> **PROBLEM DESCRIPTION**: Please transcribe the data that follows without the pictures, keeping every word the same.

— Begin DATA SECTION —

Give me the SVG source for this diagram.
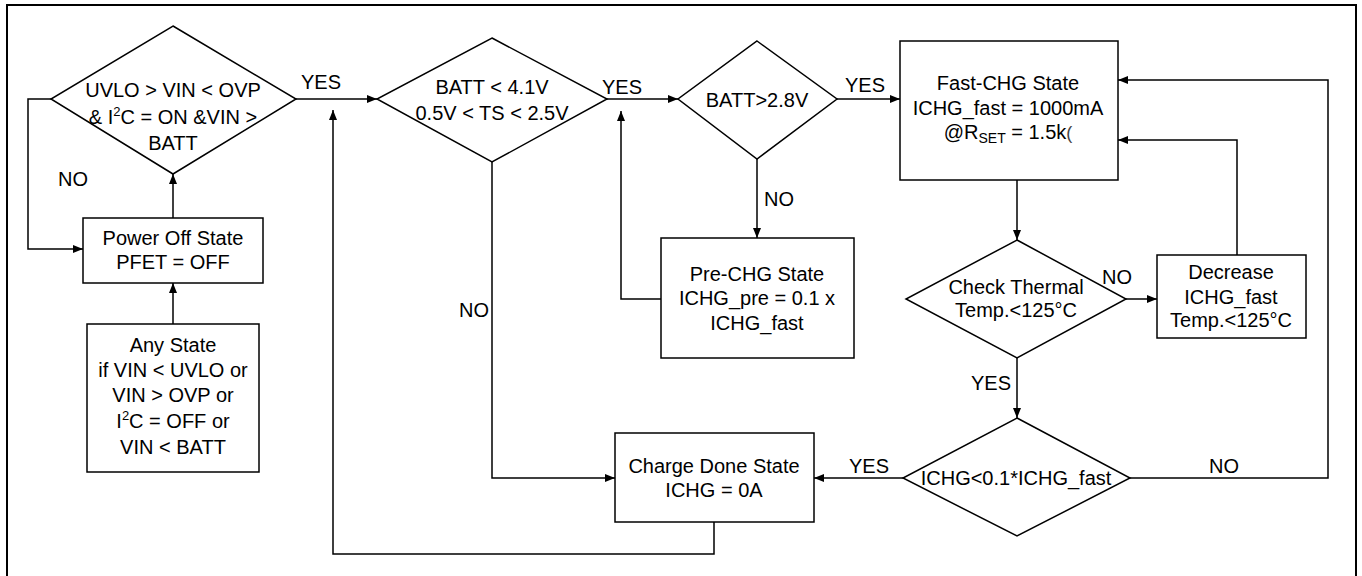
<svg xmlns="http://www.w3.org/2000/svg" width="1362" height="576" viewBox="0 0 1362 576">
<style>
.box{fill:#fff;stroke:#000;stroke-width:1.5}
.wire{fill:none;stroke:#000;stroke-width:1.5}
.frame{fill:none;stroke:#000;stroke-width:2}
text{font-family:"Liberation Sans",Arial,sans-serif;font-size:20px;fill:#000;text-anchor:middle}
.sup{font-size:13px}
.sub{font-size:14px}
</style>
<defs>
<marker id="ah" viewBox="0 0 10 10" refX="10" refY="5" markerWidth="10" markerHeight="10" markerUnits="userSpaceOnUse" orient="auto">
<path d="M0,1 L10,5 L0,9 z" fill="#000"/>
</marker>
</defs>
<rect width="1362" height="576" fill="#fff"/>
<path class="frame" d="M7,580 V5 H1356 V580"/>

<g id="connectors">
<path class="wire" d="M296,99 H377" marker-end="url(#ah)"/>
<path class="wire" d="M607,99 H678" marker-end="url(#ah)"/>
<path class="wire" d="M837,99 H900" marker-end="url(#ah)"/>
<path class="wire" d="M173,218 V174" marker-end="url(#ah)"/>
<path class="wire" d="M173,324 V283" marker-end="url(#ah)"/>
<path class="wire" d="M51,99 H28 V249 H83" marker-end="url(#ah)"/>
<path class="wire" d="M714,522 V554 H333 V110" marker-end="url(#ah)"/>
<path class="wire" d="M492,162 V478 H615" marker-end="url(#ah)"/>
<path class="wire" d="M757,159 V238" marker-end="url(#ah)"/>
<path class="wire" d="M661,299 H621 V111" marker-end="url(#ah)"/>
<path class="wire" d="M1017,180 V240" marker-end="url(#ah)"/>
<path class="wire" d="M1126,299 H1157" marker-end="url(#ah)"/>
<path class="wire" d="M1237,255 V140 H1118" marker-end="url(#ah)"/>
<path class="wire" d="M1017,358 V418" marker-end="url(#ah)"/>
<path class="wire" d="M903,478 H814" marker-end="url(#ah)"/>
<path class="wire" d="M1130,478 H1328 V80 H1118" marker-end="url(#ah)"/>
<text x="321" y="89">YES</text>
<text x="73" y="186">NO</text>
<text x="622" y="94">YES</text>
<text x="865" y="92">YES</text>
<text x="779" y="206">NO</text>
<text x="474" y="317">NO</text>
<text x="1117" y="284">NO</text>
<text x="991" y="390">YES</text>
<text x="869" y="473">YES</text>
<text x="1224" y="473">NO</text>
</g>

<g id="d-input">
<polygon class="box" points="173,26 296,99 173,174 51,99"/>
<text x="173" y="97">UVLO &gt; VIN &lt; OVP</text>
<text x="173" y="124">&amp; I<tspan class="sup" dy="-8">2</tspan><tspan dy="8">C = ON &amp;VIN &gt;</tspan></text>
<text x="173" y="150">BATT</text>
</g>

<g id="power-off">
<rect class="box" x="83" y="218" width="180" height="65"/>
<text x="173" y="245">Power Off State</text>
<text x="173" y="269">PFET = OFF</text>
</g>

<g id="any-state">
<rect class="box" x="87" y="324" width="172" height="148"/>
<text x="173" y="352">Any State</text>
<text x="173" y="377">if VIN &lt; UVLO or</text>
<text x="173" y="402">VIN &gt; OVP or</text>
<text x="173" y="428">I<tspan class="sup" dy="-8">2</tspan><tspan dy="8">C = OFF or</tspan></text>
<text x="173" y="454">VIN &lt; BATT</text>
</g>

<g id="d-batt-ts">
<polygon class="box" points="492,38 607,99 492,162 377,99"/>
<text x="492" y="94">BATT &lt; 4.1V</text>
<text x="492" y="120">0.5V &lt; TS &lt; 2.5V</text>
</g>

<g id="d-batt28">
<polygon class="box" points="757,41 837,99 757,159 678,99"/>
<text x="757" y="107">BATT&gt;2.8V</text>
</g>

<g id="pre-chg">
<rect class="box" x="661" y="238" width="193" height="120"/>
<text x="757" y="281">Pre-CHG State</text>
<text x="757" y="305">ICHG_pre = 0.1 x</text>
<text x="757" y="330">ICHG_fast</text>
</g>

<g id="fast-chg">
<rect class="box" x="900" y="41" width="218" height="139"/>
<text x="1008" y="90">Fast-CHG State</text>
<text x="1008" y="115">ICHG_fast = 1000mA</text>
<text x="1008" y="139">@R<tspan class="sub" dy="4">SET</tspan><tspan dy="-4"> = 1.5k</tspan><tspan font-size="18" fill="#444">(</tspan></text>
</g>

<g id="d-thermal">
<polygon class="box" points="1017,240 1126,299 1017,358 906,299"/>
<text x="1016" y="294">Check Thermal</text>
<text x="1016" y="317">Temp.&lt;125°C</text>
</g>

<g id="decrease">
<rect class="box" x="1157" y="255" width="149" height="83"/>
<text x="1231" y="279">Decrease</text>
<text x="1231" y="304">ICHG_fast</text>
<text x="1231" y="327">Temp.&lt;125°C</text>
</g>

<g id="d-ichg">
<polygon class="box" points="1017,418 1130,478 1017,536 903,478"/>
<text x="1016" y="485">ICHG&lt;0.1*ICHG_fast</text>
</g>

<g id="charge-done">
<rect class="box" x="615" y="433" width="199" height="89"/>
<text x="714" y="473" font-size="18">Charge Done State</text>
<text x="714" y="497" font-size="18">ICHG = 0A</text>
</g>
</svg>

— End DATA SECTION —

> **RESULT OF THE TASK**:
Give me the SVG source for this diagram.
<svg xmlns="http://www.w3.org/2000/svg" width="1362" height="576" viewBox="0 0 1362 576">
<style>
.box{fill:#fff;stroke:#000;stroke-width:1.5}
.wire{fill:none;stroke:#000;stroke-width:1.5}
.frame{fill:none;stroke:#000;stroke-width:2}
text{font-family:"Liberation Sans",Arial,sans-serif;font-size:20px;fill:#000;text-anchor:middle}
.sup{font-size:13px}
.sub{font-size:14px}
</style>
<defs>
<marker id="ah" viewBox="0 0 10 10" refX="10" refY="5" markerWidth="10" markerHeight="10" markerUnits="userSpaceOnUse" orient="auto">
<path d="M0,1 L10,5 L0,9 z" fill="#000"/>
</marker>
</defs>
<rect width="1362" height="576" fill="#fff"/>
<path class="frame" d="M7,580 V5 H1356 V580"/>

<g id="connectors">
<path class="wire" d="M296,99 H377" marker-end="url(#ah)"/>
<path class="wire" d="M607,99 H678" marker-end="url(#ah)"/>
<path class="wire" d="M837,99 H900" marker-end="url(#ah)"/>
<path class="wire" d="M173,218 V174" marker-end="url(#ah)"/>
<path class="wire" d="M173,324 V283" marker-end="url(#ah)"/>
<path class="wire" d="M51,99 H28 V249 H83" marker-end="url(#ah)"/>
<path class="wire" d="M714,522 V554 H333 V110" marker-end="url(#ah)"/>
<path class="wire" d="M492,162 V478 H615" marker-end="url(#ah)"/>
<path class="wire" d="M757,159 V238" marker-end="url(#ah)"/>
<path class="wire" d="M661,299 H621 V111" marker-end="url(#ah)"/>
<path class="wire" d="M1017,180 V240" marker-end="url(#ah)"/>
<path class="wire" d="M1126,299 H1157" marker-end="url(#ah)"/>
<path class="wire" d="M1237,255 V140 H1118" marker-end="url(#ah)"/>
<path class="wire" d="M1017,358 V418" marker-end="url(#ah)"/>
<path class="wire" d="M903,478 H814" marker-end="url(#ah)"/>
<path class="wire" d="M1130,478 H1328 V80 H1118" marker-end="url(#ah)"/>
<text x="321" y="89">YES</text>
<text x="73" y="186">NO</text>
<text x="622" y="94">YES</text>
<text x="865" y="92">YES</text>
<text x="779" y="206">NO</text>
<text x="474" y="317">NO</text>
<text x="1117" y="284">NO</text>
<text x="991" y="390">YES</text>
<text x="869" y="473">YES</text>
<text x="1224" y="473">NO</text>
</g>

<g id="d-input">
<polygon class="box" points="173,26 296,99 173,174 51,99"/>
<text x="173" y="97">UVLO &gt; VIN &lt; OVP</text>
<text x="173" y="124">&amp; I<tspan class="sup" dy="-8">2</tspan><tspan dy="8">C = ON &amp;VIN &gt;</tspan></text>
<text x="173" y="150">BATT</text>
</g>

<g id="power-off">
<rect class="box" x="83" y="218" width="180" height="65"/>
<text x="173" y="245">Power Off State</text>
<text x="173" y="269">PFET = OFF</text>
</g>

<g id="any-state">
<rect class="box" x="87" y="324" width="172" height="148"/>
<text x="173" y="352">Any State</text>
<text x="173" y="377">if VIN &lt; UVLO or</text>
<text x="173" y="402">VIN &gt; OVP or</text>
<text x="173" y="428">I<tspan class="sup" dy="-8">2</tspan><tspan dy="8">C = OFF or</tspan></text>
<text x="173" y="454">VIN &lt; BATT</text>
</g>

<g id="d-batt-ts">
<polygon class="box" points="492,38 607,99 492,162 377,99"/>
<text x="492" y="94">BATT &lt; 4.1V</text>
<text x="492" y="120">0.5V &lt; TS &lt; 2.5V</text>
</g>

<g id="d-batt28">
<polygon class="box" points="757,41 837,99 757,159 678,99"/>
<text x="757" y="107">BATT&gt;2.8V</text>
</g>

<g id="pre-chg">
<rect class="box" x="661" y="238" width="193" height="120"/>
<text x="757" y="281">Pre-CHG State</text>
<text x="757" y="305">ICHG_pre = 0.1 x</text>
<text x="757" y="330">ICHG_fast</text>
</g>

<g id="fast-chg">
<rect class="box" x="900" y="41" width="218" height="139"/>
<text x="1008" y="90">Fast-CHG State</text>
<text x="1008" y="115">ICHG_fast = 1000mA</text>
<text x="1008" y="139">@R<tspan class="sub" dy="4">SET</tspan><tspan dy="-4"> = 1.5k</tspan><tspan font-size="18" fill="#444">(</tspan></text>
</g>

<g id="d-thermal">
<polygon class="box" points="1017,240 1126,299 1017,358 906,299"/>
<text x="1016" y="294">Check Thermal</text>
<text x="1016" y="317">Temp.&lt;125°C</text>
</g>

<g id="decrease">
<rect class="box" x="1157" y="255" width="149" height="83"/>
<text x="1231" y="279">Decrease</text>
<text x="1231" y="304">ICHG_fast</text>
<text x="1231" y="327">Temp.&lt;125°C</text>
</g>

<g id="d-ichg">
<polygon class="box" points="1017,418 1130,478 1017,536 903,478"/>
<text x="1016" y="485">ICHG&lt;0.1*ICHG_fast</text>
</g>

<g id="charge-done">
<rect class="box" x="615" y="433" width="199" height="89"/>
<text x="714" y="473" font-size="18">Charge Done State</text>
<text x="714" y="497" font-size="18">ICHG = 0A</text>
</g>
</svg>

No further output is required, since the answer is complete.